時季外れの鮎が大漁!!

2022年12月26日。リバーマスターの吉良さんから、「鮎が大量におるぞ!」との電話。
家地川堰堤手前、支流が合流する付近で竿を出している人を発見。

鮎がどんどん釣り上げられます。
3尾まとめてかかることも・・・
入れがかり状態!!!!!
川の中をみると、真っ黒に鮎の群れが。

この時期の鮎は河口付近まで降下するはずですが、減水のせいかダムから降下しきれなかった模様です。釣りあげられた鮎は、お腹が大きく、脂がのってつややかなものばかり。お腹に針がかかった鮎はこぼれんばかりの卵がキラキラと。これはさぞ美味しいだろう・・・。

少し上流側にはサギがおり、ミサゴが空をクルクルと。鮎を懸命にかけるオンちゃん達。

帰りに鮎をたくさんもらいました。
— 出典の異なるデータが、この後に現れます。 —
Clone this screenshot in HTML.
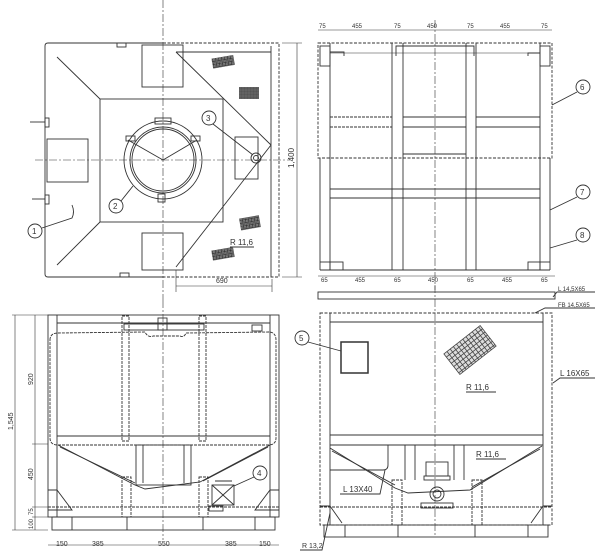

ありがとうございました~☆

専門家に聞いた「鮎はなぜ河口に下らなかったのか?」

「千曲川におけるアユの産卵降河移動 井口恵一郎・伊藤文成・山口元吉・松原尚人」によると、今年の四万十川は、降河期の雨が少なく渇水気味であったために、アユが上流に残留しやすい条件で、アユの成熟が進むと、下流域に降下せずとも適当な場所を見付けて産卵するのは珍しくないようだ。

たかはし河川生物調査事務所の高橋勇夫さんは、今回の現象は、アユが「下流に下るルートを見失っている」または「ダム湖を海と勘違いしている」ということだという。以下、高橋さんからのメールを転記する。
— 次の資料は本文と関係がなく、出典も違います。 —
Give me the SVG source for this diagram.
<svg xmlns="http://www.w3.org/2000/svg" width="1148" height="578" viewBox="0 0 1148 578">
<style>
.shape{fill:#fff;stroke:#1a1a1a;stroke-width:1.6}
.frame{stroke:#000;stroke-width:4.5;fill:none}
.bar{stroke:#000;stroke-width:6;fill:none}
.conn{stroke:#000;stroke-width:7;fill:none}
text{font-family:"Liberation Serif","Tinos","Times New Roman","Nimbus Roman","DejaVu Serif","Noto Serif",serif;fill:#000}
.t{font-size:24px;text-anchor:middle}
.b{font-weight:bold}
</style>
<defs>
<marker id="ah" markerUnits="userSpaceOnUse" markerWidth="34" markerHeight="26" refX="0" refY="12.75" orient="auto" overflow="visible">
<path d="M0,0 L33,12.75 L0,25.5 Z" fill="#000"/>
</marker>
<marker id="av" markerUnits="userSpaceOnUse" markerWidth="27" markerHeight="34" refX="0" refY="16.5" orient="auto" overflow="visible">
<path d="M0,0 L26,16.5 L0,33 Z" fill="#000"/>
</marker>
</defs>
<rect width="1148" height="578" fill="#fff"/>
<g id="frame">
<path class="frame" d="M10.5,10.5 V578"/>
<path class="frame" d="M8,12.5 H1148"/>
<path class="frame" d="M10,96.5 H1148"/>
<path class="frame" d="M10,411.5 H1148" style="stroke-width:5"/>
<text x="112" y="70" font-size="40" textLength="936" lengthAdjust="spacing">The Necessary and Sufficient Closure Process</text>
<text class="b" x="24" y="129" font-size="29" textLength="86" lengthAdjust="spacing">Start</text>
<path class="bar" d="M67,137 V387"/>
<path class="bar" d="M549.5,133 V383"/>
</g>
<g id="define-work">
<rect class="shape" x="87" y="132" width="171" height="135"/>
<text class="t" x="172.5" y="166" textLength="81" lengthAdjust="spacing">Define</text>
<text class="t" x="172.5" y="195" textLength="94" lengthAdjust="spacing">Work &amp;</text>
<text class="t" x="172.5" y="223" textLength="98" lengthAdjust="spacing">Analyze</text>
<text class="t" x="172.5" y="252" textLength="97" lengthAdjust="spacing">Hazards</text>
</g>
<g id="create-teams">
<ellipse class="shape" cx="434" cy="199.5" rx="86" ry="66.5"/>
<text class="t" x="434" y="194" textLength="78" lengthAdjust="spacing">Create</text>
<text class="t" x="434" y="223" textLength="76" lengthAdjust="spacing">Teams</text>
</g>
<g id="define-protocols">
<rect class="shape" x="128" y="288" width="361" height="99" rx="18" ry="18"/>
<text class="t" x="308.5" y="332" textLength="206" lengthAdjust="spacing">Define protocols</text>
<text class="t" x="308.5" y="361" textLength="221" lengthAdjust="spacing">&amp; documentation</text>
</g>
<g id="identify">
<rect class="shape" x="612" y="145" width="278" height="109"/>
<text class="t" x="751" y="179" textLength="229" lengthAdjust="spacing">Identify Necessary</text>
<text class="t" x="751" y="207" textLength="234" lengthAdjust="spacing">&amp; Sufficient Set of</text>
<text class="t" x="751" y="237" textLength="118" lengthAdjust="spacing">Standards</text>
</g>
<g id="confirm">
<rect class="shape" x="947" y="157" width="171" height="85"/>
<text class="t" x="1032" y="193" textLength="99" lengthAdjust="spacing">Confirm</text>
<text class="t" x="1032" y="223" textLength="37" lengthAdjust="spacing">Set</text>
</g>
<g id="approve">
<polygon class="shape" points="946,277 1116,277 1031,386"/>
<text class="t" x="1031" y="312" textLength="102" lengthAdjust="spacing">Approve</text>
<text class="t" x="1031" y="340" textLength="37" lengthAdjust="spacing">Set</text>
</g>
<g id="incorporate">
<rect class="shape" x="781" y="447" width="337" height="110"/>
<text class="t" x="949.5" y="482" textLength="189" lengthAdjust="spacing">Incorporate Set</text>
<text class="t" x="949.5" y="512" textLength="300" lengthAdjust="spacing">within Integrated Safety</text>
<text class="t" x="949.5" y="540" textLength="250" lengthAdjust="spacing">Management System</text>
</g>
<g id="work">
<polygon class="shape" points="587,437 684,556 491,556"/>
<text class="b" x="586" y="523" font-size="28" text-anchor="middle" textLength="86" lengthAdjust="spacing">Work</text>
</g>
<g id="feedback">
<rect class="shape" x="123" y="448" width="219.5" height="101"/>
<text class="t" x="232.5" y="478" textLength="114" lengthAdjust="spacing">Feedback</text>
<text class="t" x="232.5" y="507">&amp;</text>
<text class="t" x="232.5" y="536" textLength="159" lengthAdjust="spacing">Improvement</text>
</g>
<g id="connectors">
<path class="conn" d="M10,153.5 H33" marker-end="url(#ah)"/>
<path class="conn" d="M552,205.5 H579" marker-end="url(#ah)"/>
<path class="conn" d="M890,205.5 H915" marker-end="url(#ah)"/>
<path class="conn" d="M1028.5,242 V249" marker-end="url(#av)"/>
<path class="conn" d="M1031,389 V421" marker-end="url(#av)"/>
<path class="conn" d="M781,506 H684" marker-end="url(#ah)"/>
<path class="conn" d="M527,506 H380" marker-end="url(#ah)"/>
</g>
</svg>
「家地川ダムは大きなダムではありませんが、貯水はするので流速が極端に遅くなります。そうすると、走流性を使った降下行動が取れなくなり、下流に下ることができなくなります。そして、走流性を失うほど緩い流れであれば、そこを海(またはそういった機能を持つ保育場)と解釈して、滞留、産卵をするということになるようです。ただ、ダム湖内には産卵適地がないのでダム湖に流れてくる支川に遡上し産卵するということになります。こういった事例は関東以南のダム湖でごく普通に見られ、「陸封アユ」として水産的にも活用されています。高知県では、中筋ダム、鏡ダム、早明浦ダムで陸封アユが発生しています。家地川ダムの場合は、ダム湖流入河川で産卵して(ちなみに産卵は四万十川本流のダム湖流入点の秋丸付近でも行われています)孵化した仔魚がダム湖に入ってきても、ダム湖の規模が小さいために、プランクトンが十分に発生せず、餌不足となります。そのため、ダム湖内で餓死するか、一部は緩い流れに乗って、ダム堤体にたどり着いたあと発電所に取り込まれて衝撃死するか、運良く魚道に入ったとしても海にたどり着く前に餓死または捕食されて、死亡します。いずれにしてもダム上流での産卵は完全な無効産卵です。なお、家地川ダム周辺は産卵好適地はないので、産卵できないまま冬を迎えて、低水温で死亡するアユもいる可能性が高いと思います。」

「今年のように、10月以降に雨が少ない年は、『下れないアユ』が多くなると思います。ただ、いつもダム湖を下れないかというと、家地川ダムの場合はそうでもなく、ある程度の雨量があれば、河川流量が多くなるため、ダム湖内にもアユが感知できる程度の流速が生じるようです。そのような場合は、ダム堤体付近まではたどり着いています。産卵期(親アユの降下期)に大雨が降って、ダム湖のゲートが開いた場合は、アユたちはスムーズに通り抜けて、下流の産卵場へとたどり着くことができていると思います。」

「確実に言えることは、ダム湖を遡上させることは、アユ資源の保護という観点からは、負の行為です。島根県の江の川では、天然アユ資源の保全のために中流のダムの魚道を遡上できなくするという対策を時限付きで取ったという事例もあります。もちろん、上流の漁協とも十分に協議を行った上での措置でした。四万十川では資源水準が低下した時期に如何にして産卵を保護するかというのが、かねてからの課題ですが、遡上が多くなると「得する」上流側で産卵親魚を取っていては、下流側に産卵の保護を求めることはできないでしょう。結局、ダムにしろ落ち鮎漁にしろ、人の都合の狭間でアユたちは翻弄されているように思えます。」

ダムに限らず人間の暮らしが鮎をはじめとした生物に与える影響は大きい。その一方で、流域の住民にとって、鮎を獲ることは楽しみの一つだ。高橋先生が言うように、人の都合で鮎たちが翻弄されていることは否めないが、今回のように人が鮎と遊ぶことも必要なことだと思う。もちろん、鮎の降河産卵を阻む様々な課題については、今後人と鮎との関係を続けるためにも、考えていかなければいけない問題だと思う。